::: Data shown
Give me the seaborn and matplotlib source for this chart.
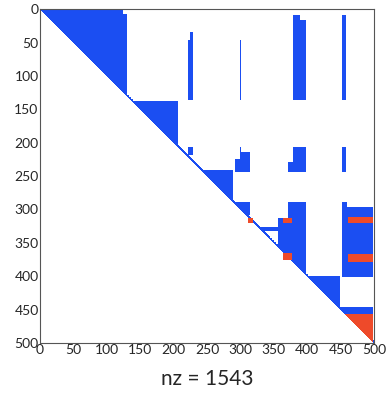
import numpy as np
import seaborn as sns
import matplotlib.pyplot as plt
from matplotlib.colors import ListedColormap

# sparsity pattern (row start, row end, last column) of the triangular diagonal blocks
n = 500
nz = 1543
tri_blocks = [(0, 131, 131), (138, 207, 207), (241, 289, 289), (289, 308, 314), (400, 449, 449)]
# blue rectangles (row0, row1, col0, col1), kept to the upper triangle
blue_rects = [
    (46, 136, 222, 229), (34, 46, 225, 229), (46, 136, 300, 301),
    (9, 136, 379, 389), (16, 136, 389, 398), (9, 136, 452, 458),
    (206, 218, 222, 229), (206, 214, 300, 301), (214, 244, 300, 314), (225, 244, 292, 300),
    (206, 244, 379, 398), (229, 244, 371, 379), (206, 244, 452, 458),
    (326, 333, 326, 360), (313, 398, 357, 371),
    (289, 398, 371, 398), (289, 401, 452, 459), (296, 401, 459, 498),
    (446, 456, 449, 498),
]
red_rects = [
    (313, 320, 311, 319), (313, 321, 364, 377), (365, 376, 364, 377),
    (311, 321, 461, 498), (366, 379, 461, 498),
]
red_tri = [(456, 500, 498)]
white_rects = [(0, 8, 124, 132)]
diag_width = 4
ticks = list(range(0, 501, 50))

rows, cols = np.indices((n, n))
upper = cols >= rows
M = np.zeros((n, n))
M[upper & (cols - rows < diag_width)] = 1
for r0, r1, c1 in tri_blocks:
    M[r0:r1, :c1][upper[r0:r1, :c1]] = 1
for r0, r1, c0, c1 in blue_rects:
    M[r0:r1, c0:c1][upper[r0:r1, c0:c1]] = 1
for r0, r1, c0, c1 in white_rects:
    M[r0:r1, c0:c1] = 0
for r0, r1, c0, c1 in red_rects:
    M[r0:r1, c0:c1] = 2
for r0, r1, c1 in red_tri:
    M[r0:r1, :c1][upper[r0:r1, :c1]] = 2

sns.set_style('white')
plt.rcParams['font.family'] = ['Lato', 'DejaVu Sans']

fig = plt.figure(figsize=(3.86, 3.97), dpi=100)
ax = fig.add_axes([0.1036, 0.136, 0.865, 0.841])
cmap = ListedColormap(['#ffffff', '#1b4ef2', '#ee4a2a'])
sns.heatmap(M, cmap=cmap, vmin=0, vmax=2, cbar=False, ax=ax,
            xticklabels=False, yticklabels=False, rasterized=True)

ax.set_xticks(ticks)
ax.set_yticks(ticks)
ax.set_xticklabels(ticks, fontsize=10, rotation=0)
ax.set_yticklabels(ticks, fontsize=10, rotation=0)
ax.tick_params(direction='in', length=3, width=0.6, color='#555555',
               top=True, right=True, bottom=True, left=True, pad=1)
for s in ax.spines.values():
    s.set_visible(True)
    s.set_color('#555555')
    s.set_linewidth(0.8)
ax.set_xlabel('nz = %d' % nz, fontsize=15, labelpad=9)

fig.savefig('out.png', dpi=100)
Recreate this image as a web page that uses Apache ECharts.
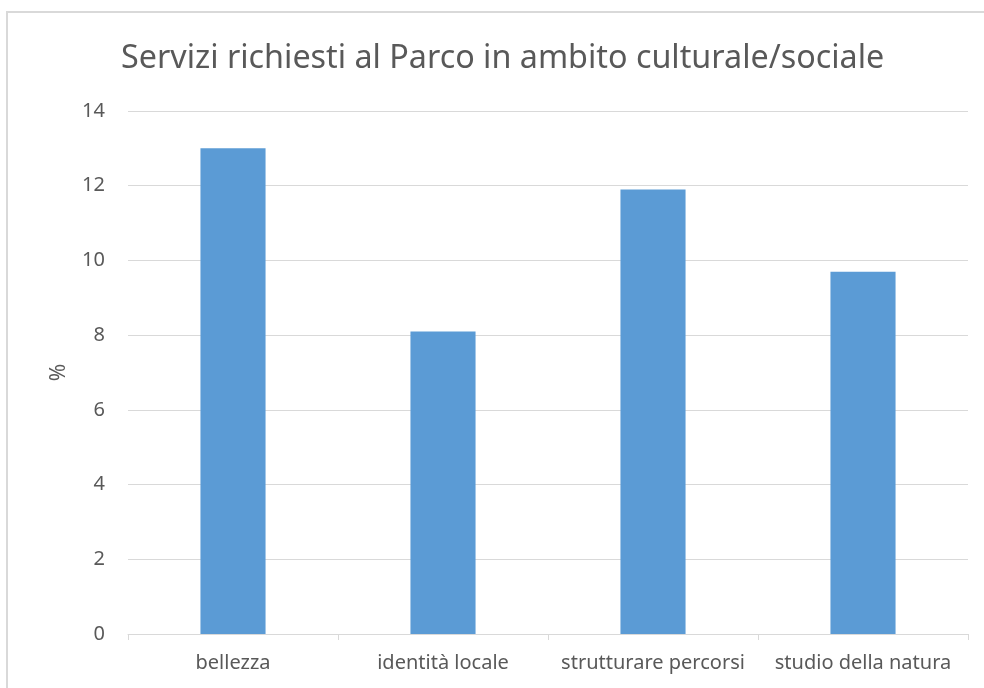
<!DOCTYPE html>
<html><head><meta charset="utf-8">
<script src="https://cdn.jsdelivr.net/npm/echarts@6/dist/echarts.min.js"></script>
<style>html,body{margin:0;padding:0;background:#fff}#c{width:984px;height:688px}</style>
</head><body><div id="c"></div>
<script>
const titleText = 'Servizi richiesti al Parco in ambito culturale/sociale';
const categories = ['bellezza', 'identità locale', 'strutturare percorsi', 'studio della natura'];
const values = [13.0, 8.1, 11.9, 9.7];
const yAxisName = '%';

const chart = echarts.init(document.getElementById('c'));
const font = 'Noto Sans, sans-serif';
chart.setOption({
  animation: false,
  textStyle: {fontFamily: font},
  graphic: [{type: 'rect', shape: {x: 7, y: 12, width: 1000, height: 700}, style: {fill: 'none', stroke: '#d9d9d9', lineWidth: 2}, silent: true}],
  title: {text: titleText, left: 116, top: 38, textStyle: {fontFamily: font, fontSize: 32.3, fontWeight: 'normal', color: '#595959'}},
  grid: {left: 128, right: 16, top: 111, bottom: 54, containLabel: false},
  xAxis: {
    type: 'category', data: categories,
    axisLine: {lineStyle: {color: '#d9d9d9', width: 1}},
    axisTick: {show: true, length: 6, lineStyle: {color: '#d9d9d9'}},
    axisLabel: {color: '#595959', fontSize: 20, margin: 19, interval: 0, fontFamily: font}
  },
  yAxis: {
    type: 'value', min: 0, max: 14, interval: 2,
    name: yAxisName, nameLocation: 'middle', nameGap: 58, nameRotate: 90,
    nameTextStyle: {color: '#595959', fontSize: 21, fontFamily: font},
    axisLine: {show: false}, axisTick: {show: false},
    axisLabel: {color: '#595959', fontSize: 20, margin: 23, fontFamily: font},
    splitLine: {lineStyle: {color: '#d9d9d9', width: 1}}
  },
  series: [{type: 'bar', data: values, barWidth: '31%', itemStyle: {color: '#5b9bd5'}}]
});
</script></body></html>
::::::
Your objective: Tally the lines of the material above that contain the word "matplotlib" and report the total alone.

Solution to the problem: 3